Privacy secures market

Lawrence High alumni build shredding business

? The 36-inch-wide line of metal doesn’t look all that menacing, or at least not until it starts moving.

The razor teeth roll in place, juiced by a 200-horsepower engine built especially for this niche business in an Olathe industrial park.

Bales of shredded office paper about 60 tons of it pile up behind Mark LaPoint, sales manager of Security-Shred in Olathe. Below, LaPoint grabs a handful of the finished product, cut into half-inch strips. The company shreds about 1.3 million pounds of paper a month.

The contraption’s canvas conveyor belt acts as a giant tongue, licking up piles of paper bank statements, credit-card receipts, police reports and more that have been tagged for munching by the most powerful shredder in the Midwest.

The machine is so hungry that it takes a Bobcat loader to handle all the food, one scoop at a time.

“We’re doing close to 500 tons a month, and we’re capable of doing a lot more,” said Mark LaPoint, a Lawrence resident funneling files of medical records into the beast just off Interstate 35. “The trick is keeping it fed.”

The massive metallic mouth is the power behind Security-Shred, an operation that can chew up 2 million pieces of paper each hour and spit them out into harmless half-inch strips, their sensitive information digested and pressed into massive bales for disposal.

And while notable shred sessions pop up every now and then such as Arthur Andersen’s recent disposal of Enron Corp. documents the true interest in the process is considerably more long term.

The shredding industry is feeding off of a growing market for secure disposal of sensitive documents and information. With federal laws tightening the privacy of financial data and health documents, and cases of identity theft becoming more common, the demand for Security-Shred and similar operations increases daily.

Security-Shred started in 1994 with a single shredder truck handling 20,000 pounds of paper each month. Since then the company has destroyed more than 100,000 tons of paper, a load that outweighs the displacement of a fully loaded U.S. Navy Nimitz-class aircraft carrier, the world’s largest warship.

Taking the lead

And Security-Shred isn’t getting any smaller, with volumes increasing at least 25 percent a year.

“Our industry is one of the very few newer, emerging industries that continues to grow with a slowing economy,” said owner Mike Bender, who graduated in 1987 from Lawrence High School. “Our industry is not going to grow like the Internet did we’re definitely the tortoise and not the hare but our little tortoise is still cruising along while other industries are not moving at all.”

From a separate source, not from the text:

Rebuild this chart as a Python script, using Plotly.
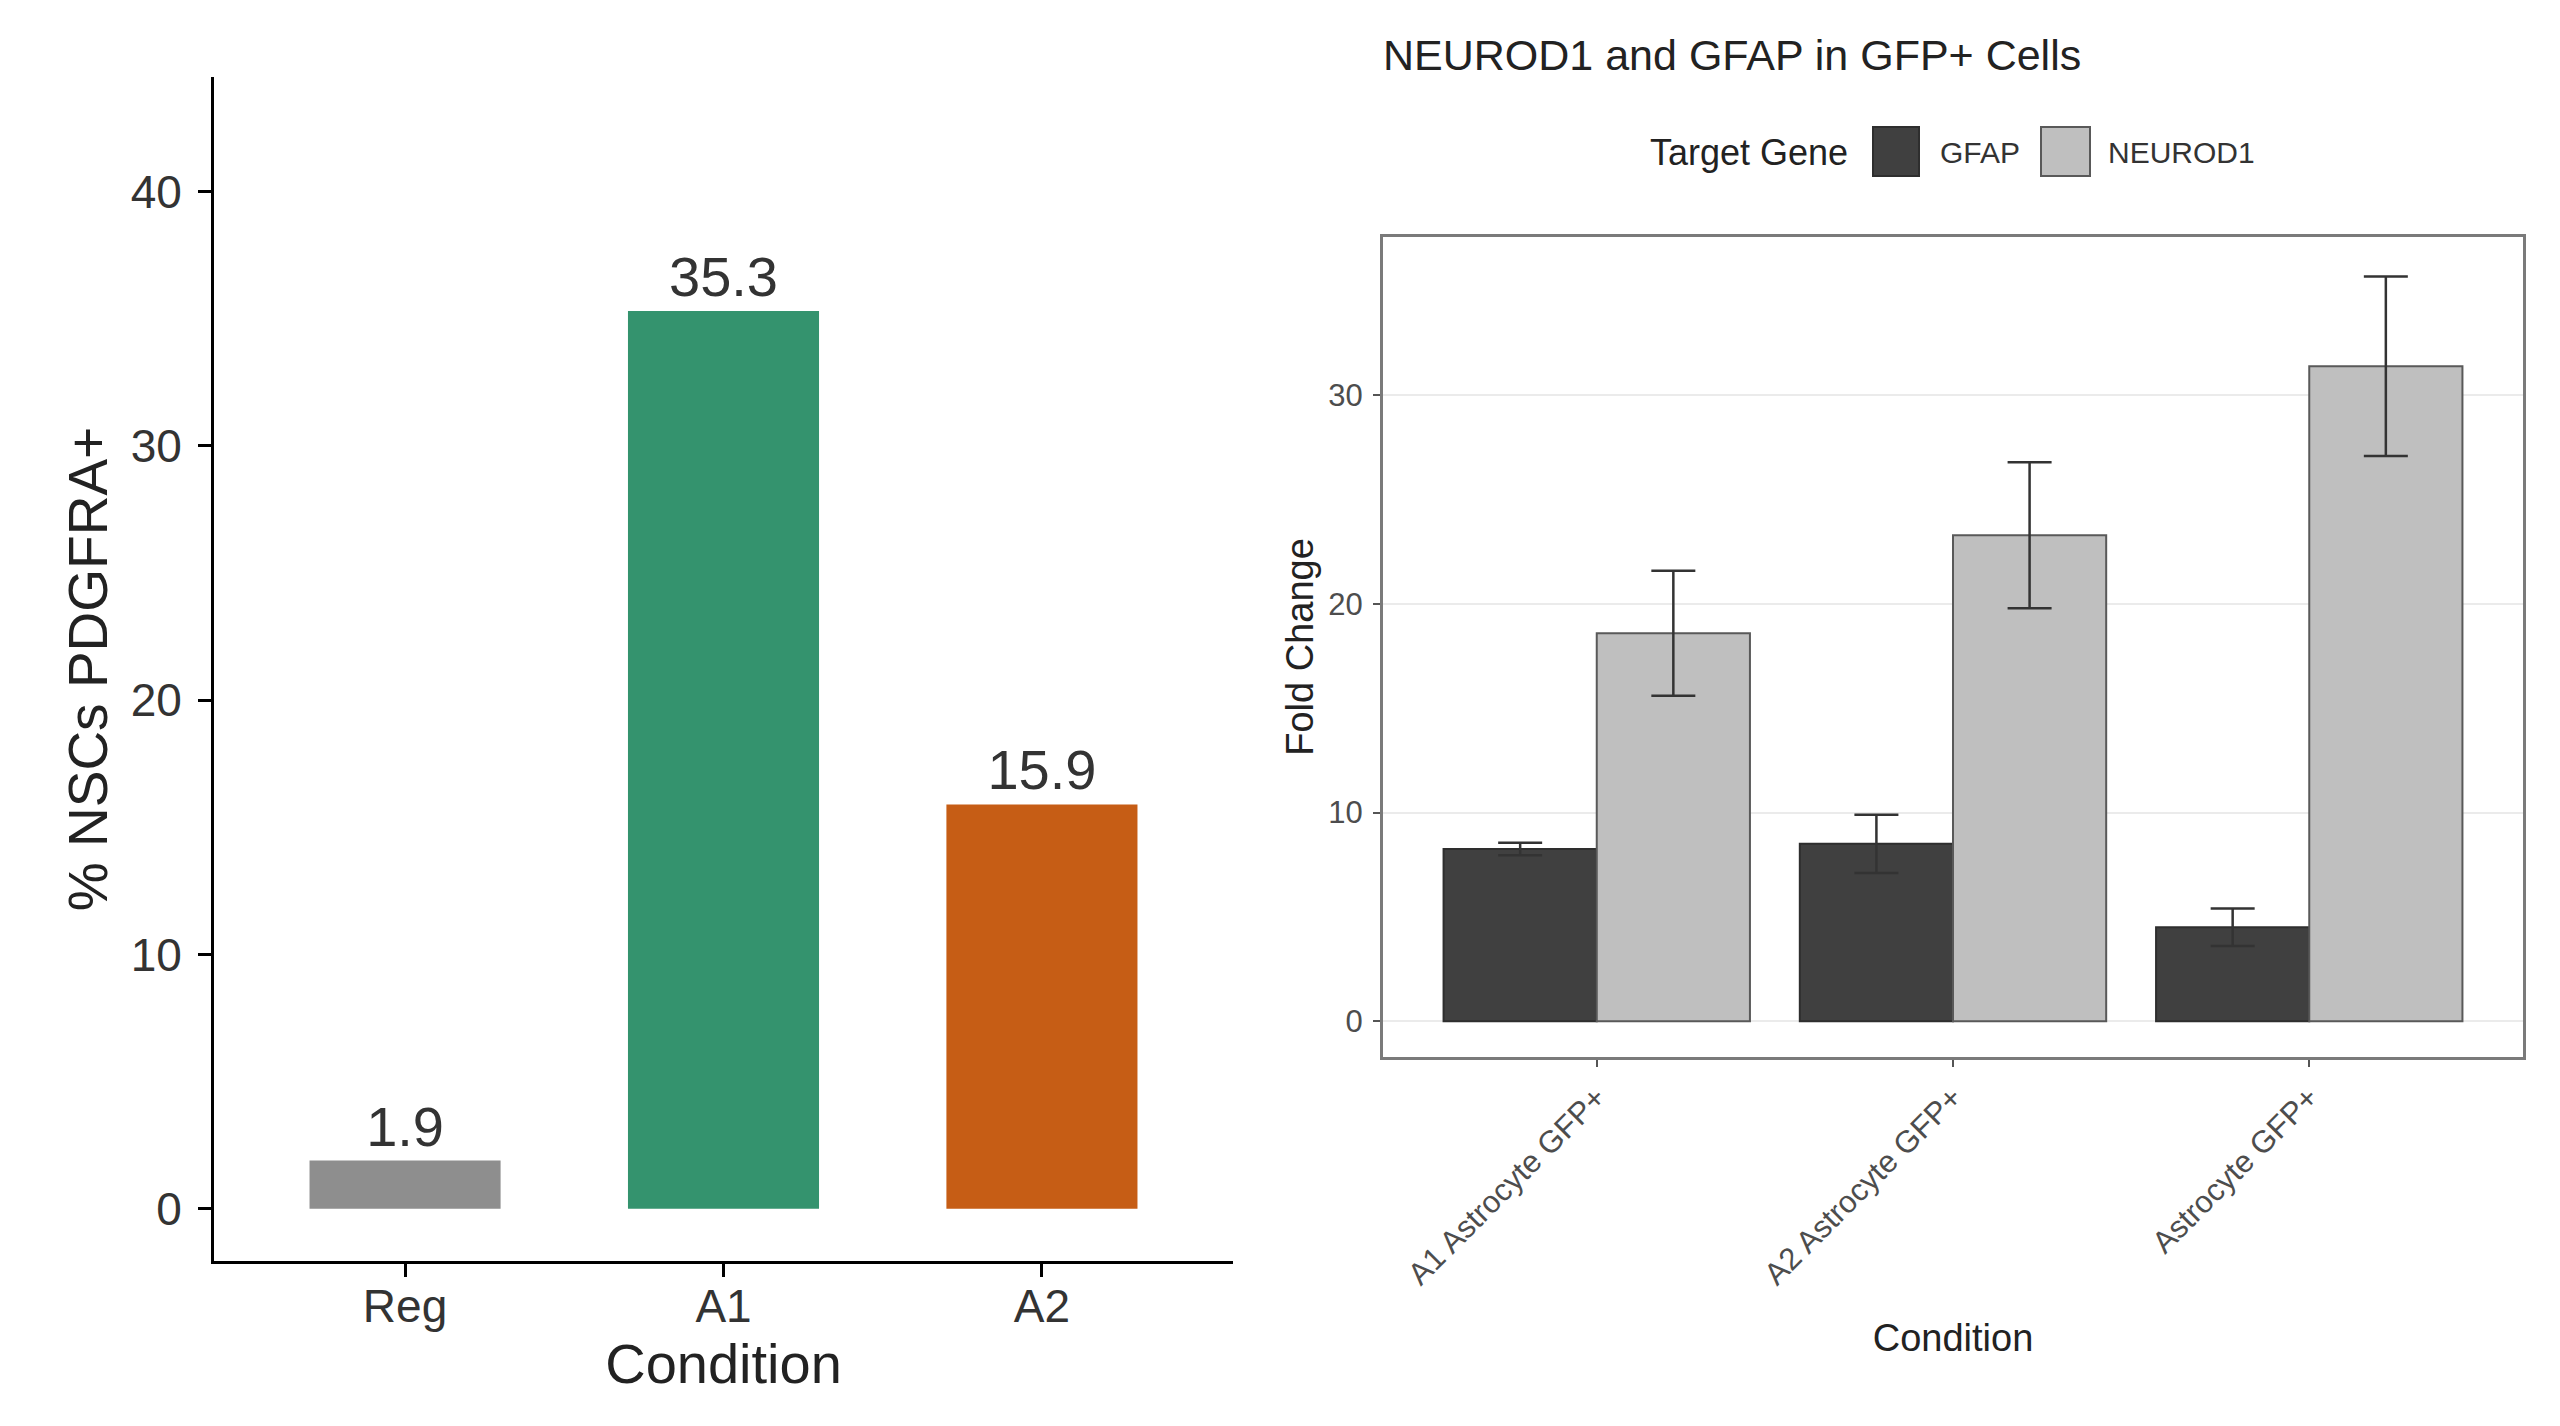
import plotly.graph_objects as go

W, H = 2560, 1426
FONT = "Liberation Sans"

# left panel: share of NSCs that are PDGFRA+
conditions = ["Reg", "A1", "A2"]
pct_pdgfra = [1.9, 35.3, 15.9]
condition_colors = ["#8E8E8E", "#34936E", "#C65D15"]

# right panel: fold change in GFP+ cells
cells = ["A1 Astrocyte GFP+", "A2 Astrocyte GFP+", "Astrocyte GFP+"]
genes = ["GFAP", "NEUROD1"]
fold_gfap = [8.25, 8.5, 4.5]
err_gfap = [0.3, 1.4, 0.9]
fold_neurod1 = [18.6, 23.3, 31.4]
err_neurod1 = [3.0, 3.5, 4.3]
gene_fill = ["#404040", "#BFBFBF"]
gene_line = ["#2E2E2E", "#595959"]


def fx(p):
    return p / W


def fy(p):
    return 1 - p / H


fig = go.Figure()

fig.add_bar(
    x=conditions,
    y=pct_pdgfra,
    width=0.6,
    marker=dict(color=condition_colors, line=dict(width=0)),
    text=[f"{v:.1f}" for v in pct_pdgfra],
    textposition="outside",
    textfont=dict(size=56, color="#333333"),
    constraintext="none",
    cliponaxis=False,
    xaxis="x",
    yaxis="y",
    showlegend=False,
)

for name, vals, errs, fill, line in zip(
    genes, [fold_gfap, fold_neurod1], [err_gfap, err_neurod1], gene_fill, gene_line
):
    fig.add_bar(
        x=cells,
        y=vals,
        name=name,
        marker=dict(color=fill, line=dict(color=line, width=2)),
        error_y=dict(type="data", array=errs, color="#333333", thickness=2.5, width=22),
        xaxis="x2",
        yaxis="y2",
        showlegend=False,
    )

left_axis = dict(
    showline=True,
    linecolor="black",
    linewidth=3,
    ticks="outside",
    ticklen=13,
    tickwidth=3,
    tickcolor="black",
    tickfont=dict(size=46, color="#333333"),
    showgrid=False,
    zeroline=False,
)
fig.update_layout(
    xaxis=dict(
        left_axis,
        domain=[fx(214), fx(1233)],
        anchor="y",
        range=[-0.6, 2.6],
        ticklabelstandoff=-10,
        title=dict(text="Condition", font=dict(size=56, color="#222222"), standoff=8),
    ),
    yaxis=dict(
        left_axis,
        domain=[fy(1261), fy(77)],
        anchor="x",
        range=[-2.05, 44.5],
        tickvals=[0, 10, 20, 30, 40],
        ticklabelstandoff=7,
        title=dict(text="% NSCs PDGFRA+", font=dict(size=55, color="#222222"), standoff=6),
    ),
)

right_axis = dict(
    showline=True,
    mirror=True,
    linecolor="#7A7A7A",
    linewidth=3,
    ticks="outside",
    ticklen=7,
    tickwidth=2,
    tickcolor="#555555",
    tickfont=dict(size=31, color="#4D4D4D"),
    zeroline=False,
)
fig.update_layout(
    xaxis2=dict(
        right_axis,
        domain=[fx(1383), fx(2523)],
        anchor="y2",
        range=[-0.6, 2.6],
        tickangle=-45,
        showgrid=False,
        title=dict(text="Condition", font=dict(size=38, color="#222222"), standoff=34),
    ),
    yaxis2=dict(
        right_axis,
        domain=[fy(1057), fy(237)],
        anchor="x2",
        range=[-1.72, 37.6],
        tickvals=[0, 10, 20, 30],
        showgrid=True,
        gridcolor="#EBEBEB",
        gridwidth=2,
        ticklabelstandoff=4,
        title=dict(text="Fold Change", font=dict(size=38, color="#222222"), standoff=4),
    ),
)

# legend for the right panel, drawn like ggplot's top legend
legend_y0, legend_y1 = fy(176), fy(127)
boxes = [(1873, 1919), (2041, 2090)]
labels_x = [1938, 2106]
fig.add_annotation(
    x=fx(1850), y=fy(152), xref="paper", yref="paper", text="Target Gene",
    showarrow=False, xanchor="right", yanchor="middle",
    font=dict(size=36, color="#222222"),
)
for gene, (x0, x1), lx, fill, line in zip(genes, boxes, labels_x, gene_fill, gene_line):
    fig.add_shape(
        type="rect", xref="paper", yref="paper",
        x0=fx(x0), x1=fx(x1), y0=legend_y0, y1=legend_y1,
        fillcolor=fill, line=dict(color=line, width=2),
    )
    fig.add_annotation(
        x=fx(lx), y=fy(152), xref="paper", yref="paper", text=gene,
        showarrow=False, xanchor="left", yanchor="middle",
        font=dict(size=30, color="#333333"),
    )

fig.update_layout(
    width=W,
    height=H,
    margin=dict(l=0, r=0, t=0, b=0),
    barmode="group",
    bargap=0.14,
    bargroupgap=0,
    plot_bgcolor="white",
    paper_bgcolor="white",
    font=dict(family=FONT, color="#222222"),
    title=dict(
        text="NEUROD1 and GFAP in GFP+ Cells",
        x=fx(1383), xanchor="left", xref="paper",
        y=fy(55), yanchor="middle", yref="paper",
        font=dict(size=43, color="#222222"),
    ),
    showlegend=False,
)

fig.write_html(
    "out.html",
    config={"displayModeBar": False},
    post_script="document.body.style.margin='0';document.body.style.overflow='hidden';",
)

Individual consumers are growing more concerned about their personal information, especially as identity theft becomes more prevalent, said Robert Johnson, executive director of the National Association for Information Destruction in Phoenix. Businesses also are scrambling to protect their proprietary information, ranging from scribbles on a phone message pad to detailed plans for a new product.

Lawmakers increasingly are wading into the fray, he said, with some even mandating the shredding of documents in particularly sensitive cases.

“The future of this business is very promising,” Johnson said.

Security-Shred already has more than 1,500 customers in the Kansas City region, including more than two dozen in Lawrence. Among them are Douglas County, Lawrence Memorial Hospital, Golf Course Superintendents Association of America, Lawrence Chamber of Commerce, LRM Industries, Lawrence school district, Warren-McElwain Mortuary and Dillons and SuperTarget pharmacies.

Security savings

Businesses keep locked containers in their offices that are dedicated for papers deemed necessary for shredding. Security-Shred officials bring a shredding truck to the site or load the boxes for destruction in the massive shredder in Olathe.

Either way, it’s a welcome service for the customers involved. At Douglas County Bank, all papers with numbers or identification marks are heaped into bins for shredding.

“It saves us a tremendous amount of time,” said Pat Slabaugh, executive vice president for the bank, a Security-Shred customer for about five years. “We were doing our own shredding, then hauling it off and having the county bury it all. That’s not very productive. It’s time-consuming.”

Contracting the work out saves the bank 25 percent to 40 percent on its document-destruction costs, Slabaugh said, but the real value comes through the knowledge that the information is being disposed of properly. Security-Shred is fully bonded, insured and secure.

“It gives us some peace of mind,” he said. “These guys were very forward thinking. They saw an opportunity to start this company, and they’ve done a good job. They’re very conscientious. They’re always on time and they take care of you.”

The Lawrence Police Department uses Security-Shred to destroy old police reports, notes used in court even business solicitations from office supply companies.

“It’s essential,” Sgt. Mike Pattrick said. “If we had to keep each copy that we’ve disseminated, we wouldn’t have any space.”